According to the State Bank of Vietnam, one of the most appealing aspects for business owners seeking to dominate a bank is the manipulation of credit granting authority. They explained, “This is very appealing to business owners because they are often the ones borrowing the most from banks, so they understand the significance of controlling credit granting. When they have influence, they will provide loans to their affiliated businesses, and the bank will bear the consequences when risks arise. Indeed, it is a tempting offer with hidden pitfalls.”

Additionally, the State Bank of Vietnam noted that international practices have set low bank ownership ratios, typically below 5%. In many countries, citizens don’t even know who owns their banks. This is also the case in China, where over 100 private banks have very low ownership ratios and operate as public institutions serving the people and businesses.

“Banking activities will truly be public when people don’t know who owns the banks,” the State Bank of Vietnam representative analyzed.

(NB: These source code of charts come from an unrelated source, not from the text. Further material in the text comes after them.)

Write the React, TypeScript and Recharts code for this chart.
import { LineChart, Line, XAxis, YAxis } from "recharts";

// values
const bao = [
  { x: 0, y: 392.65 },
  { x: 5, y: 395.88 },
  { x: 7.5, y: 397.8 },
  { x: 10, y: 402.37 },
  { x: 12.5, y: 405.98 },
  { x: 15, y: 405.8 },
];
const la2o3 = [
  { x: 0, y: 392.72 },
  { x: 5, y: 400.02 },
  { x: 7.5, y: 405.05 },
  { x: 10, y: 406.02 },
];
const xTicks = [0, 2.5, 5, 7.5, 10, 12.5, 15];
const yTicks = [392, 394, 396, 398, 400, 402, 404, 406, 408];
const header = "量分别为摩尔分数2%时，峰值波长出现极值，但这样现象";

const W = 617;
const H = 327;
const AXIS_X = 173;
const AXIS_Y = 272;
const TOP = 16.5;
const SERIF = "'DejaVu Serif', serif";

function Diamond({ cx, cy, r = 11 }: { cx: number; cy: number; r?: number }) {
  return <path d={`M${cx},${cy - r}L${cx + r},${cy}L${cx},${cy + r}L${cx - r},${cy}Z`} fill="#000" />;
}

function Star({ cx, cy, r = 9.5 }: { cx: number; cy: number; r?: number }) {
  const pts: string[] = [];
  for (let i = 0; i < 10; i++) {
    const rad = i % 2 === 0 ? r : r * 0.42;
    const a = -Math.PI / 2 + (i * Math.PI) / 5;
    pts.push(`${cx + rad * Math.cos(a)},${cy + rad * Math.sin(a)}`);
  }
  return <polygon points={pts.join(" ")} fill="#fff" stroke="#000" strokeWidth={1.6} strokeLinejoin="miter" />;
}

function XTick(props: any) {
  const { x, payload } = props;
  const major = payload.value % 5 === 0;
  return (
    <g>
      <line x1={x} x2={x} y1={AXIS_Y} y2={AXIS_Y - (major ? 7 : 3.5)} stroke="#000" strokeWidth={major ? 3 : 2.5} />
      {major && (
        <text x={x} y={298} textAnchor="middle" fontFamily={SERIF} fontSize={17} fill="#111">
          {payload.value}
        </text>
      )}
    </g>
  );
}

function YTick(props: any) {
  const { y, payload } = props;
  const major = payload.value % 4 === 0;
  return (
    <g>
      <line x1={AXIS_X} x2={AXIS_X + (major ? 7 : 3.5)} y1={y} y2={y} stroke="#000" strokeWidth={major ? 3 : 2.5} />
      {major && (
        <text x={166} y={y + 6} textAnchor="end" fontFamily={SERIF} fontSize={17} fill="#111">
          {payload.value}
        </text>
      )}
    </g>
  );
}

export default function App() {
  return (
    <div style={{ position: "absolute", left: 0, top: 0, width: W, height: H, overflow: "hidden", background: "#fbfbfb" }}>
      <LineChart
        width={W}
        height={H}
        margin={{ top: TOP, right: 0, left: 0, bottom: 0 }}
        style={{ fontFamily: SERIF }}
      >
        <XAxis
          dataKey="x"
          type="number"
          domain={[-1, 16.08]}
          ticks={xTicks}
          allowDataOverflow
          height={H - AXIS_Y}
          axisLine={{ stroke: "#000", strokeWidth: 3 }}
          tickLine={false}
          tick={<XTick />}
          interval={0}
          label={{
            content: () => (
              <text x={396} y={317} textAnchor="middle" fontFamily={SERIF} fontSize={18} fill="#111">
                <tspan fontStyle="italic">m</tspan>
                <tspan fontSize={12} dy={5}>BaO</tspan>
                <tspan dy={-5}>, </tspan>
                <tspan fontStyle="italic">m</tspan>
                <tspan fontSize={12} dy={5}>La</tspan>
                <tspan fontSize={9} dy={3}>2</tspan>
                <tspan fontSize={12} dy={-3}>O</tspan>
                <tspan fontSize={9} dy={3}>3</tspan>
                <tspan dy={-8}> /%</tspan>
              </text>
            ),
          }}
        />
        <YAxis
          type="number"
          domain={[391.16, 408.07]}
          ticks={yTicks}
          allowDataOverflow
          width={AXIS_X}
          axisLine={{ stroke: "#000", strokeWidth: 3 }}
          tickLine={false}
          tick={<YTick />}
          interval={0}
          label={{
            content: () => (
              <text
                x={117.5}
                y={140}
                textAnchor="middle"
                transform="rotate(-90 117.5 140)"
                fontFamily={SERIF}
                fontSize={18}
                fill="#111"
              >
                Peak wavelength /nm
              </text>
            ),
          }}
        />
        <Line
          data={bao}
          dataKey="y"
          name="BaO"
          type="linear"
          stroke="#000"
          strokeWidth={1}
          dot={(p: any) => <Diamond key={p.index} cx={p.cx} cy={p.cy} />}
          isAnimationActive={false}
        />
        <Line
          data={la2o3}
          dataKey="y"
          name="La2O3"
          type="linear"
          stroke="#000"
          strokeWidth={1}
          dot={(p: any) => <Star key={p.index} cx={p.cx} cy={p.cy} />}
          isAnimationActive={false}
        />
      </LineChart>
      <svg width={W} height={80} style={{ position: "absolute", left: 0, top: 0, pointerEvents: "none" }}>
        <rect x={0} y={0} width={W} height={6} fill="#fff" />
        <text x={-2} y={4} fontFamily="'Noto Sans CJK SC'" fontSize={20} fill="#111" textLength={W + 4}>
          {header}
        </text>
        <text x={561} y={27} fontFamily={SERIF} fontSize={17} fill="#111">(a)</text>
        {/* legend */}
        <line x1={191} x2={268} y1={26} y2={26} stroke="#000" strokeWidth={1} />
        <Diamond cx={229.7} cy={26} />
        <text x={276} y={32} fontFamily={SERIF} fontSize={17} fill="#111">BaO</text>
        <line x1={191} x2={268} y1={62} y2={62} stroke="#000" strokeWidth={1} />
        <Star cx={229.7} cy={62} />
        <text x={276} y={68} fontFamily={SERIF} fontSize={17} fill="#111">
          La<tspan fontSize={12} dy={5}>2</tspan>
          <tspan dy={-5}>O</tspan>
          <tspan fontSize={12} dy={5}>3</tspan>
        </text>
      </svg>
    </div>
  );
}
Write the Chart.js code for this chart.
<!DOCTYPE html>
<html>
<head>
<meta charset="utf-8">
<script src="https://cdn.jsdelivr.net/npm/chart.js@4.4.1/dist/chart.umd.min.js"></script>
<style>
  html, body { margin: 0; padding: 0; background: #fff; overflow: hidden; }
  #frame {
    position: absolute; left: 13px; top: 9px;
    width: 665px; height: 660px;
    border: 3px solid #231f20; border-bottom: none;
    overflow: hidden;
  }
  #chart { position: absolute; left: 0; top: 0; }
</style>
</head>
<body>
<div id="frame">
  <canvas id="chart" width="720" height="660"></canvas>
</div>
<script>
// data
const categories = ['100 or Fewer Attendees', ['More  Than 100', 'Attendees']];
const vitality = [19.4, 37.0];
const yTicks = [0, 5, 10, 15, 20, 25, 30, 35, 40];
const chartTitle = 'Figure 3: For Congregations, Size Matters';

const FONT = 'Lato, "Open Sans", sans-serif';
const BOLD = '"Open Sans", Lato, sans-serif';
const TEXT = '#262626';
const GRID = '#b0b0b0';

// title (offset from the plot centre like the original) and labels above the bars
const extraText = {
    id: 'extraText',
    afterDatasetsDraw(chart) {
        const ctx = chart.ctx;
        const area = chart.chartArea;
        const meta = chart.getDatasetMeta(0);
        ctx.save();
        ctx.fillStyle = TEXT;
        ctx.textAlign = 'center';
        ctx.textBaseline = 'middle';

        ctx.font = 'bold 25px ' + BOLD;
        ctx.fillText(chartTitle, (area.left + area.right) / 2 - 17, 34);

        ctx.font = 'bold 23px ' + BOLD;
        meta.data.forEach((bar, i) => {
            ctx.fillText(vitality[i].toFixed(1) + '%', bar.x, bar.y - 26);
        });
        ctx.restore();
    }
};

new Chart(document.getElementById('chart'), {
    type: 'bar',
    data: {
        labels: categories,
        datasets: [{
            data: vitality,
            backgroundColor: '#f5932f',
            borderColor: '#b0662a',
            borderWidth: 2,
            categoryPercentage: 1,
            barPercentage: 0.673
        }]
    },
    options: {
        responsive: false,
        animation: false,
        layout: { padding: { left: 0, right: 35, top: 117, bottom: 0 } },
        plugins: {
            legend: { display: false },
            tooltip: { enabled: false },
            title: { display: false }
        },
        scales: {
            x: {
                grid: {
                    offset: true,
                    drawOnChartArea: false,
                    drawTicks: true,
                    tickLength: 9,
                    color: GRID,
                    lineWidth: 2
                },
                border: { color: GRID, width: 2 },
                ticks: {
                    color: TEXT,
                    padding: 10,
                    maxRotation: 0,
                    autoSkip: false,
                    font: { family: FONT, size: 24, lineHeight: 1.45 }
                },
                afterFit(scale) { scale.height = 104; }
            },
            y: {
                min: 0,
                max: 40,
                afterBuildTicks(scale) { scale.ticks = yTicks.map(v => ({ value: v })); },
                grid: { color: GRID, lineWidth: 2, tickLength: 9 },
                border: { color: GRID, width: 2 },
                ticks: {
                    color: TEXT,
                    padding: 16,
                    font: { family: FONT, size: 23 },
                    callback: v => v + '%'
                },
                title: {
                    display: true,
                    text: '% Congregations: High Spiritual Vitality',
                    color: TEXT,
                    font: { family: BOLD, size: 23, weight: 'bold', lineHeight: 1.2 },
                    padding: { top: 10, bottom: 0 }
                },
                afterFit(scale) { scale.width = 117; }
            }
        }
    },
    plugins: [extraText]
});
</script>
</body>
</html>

Eximbank’s changing shareholder structure indicates a return to its journey of reclaiming its market position, backed by significant support from large corporations like Bamboo Capital and Gelex Group.

Eximbank embodies the new model, where prominent business shareholders with extensive financial expertise become the bank’s advantage in regaining its competitive edge.

However, the involvement of multiple prominent brands also presents challenges for Eximbank in terms of strategy adjustment, capital structure, capital increase or mobilization from diverse sources, and the reevaluation of investment plans and new project development to maintain and strengthen its stability.

To achieve this, shareholders must work harmoniously, joining forces to propel Eximbank back into the race while ensuring compliance, establishing robust internal control systems, and managing risks to prevent violations, dominant shareholder groups, and potential risks of manipulation by vested interest groups.

If successful, Eximbank will become a new model, where prominent business shareholders with extensive financial expertise become the bank’s advantage in regaining its competitive edge.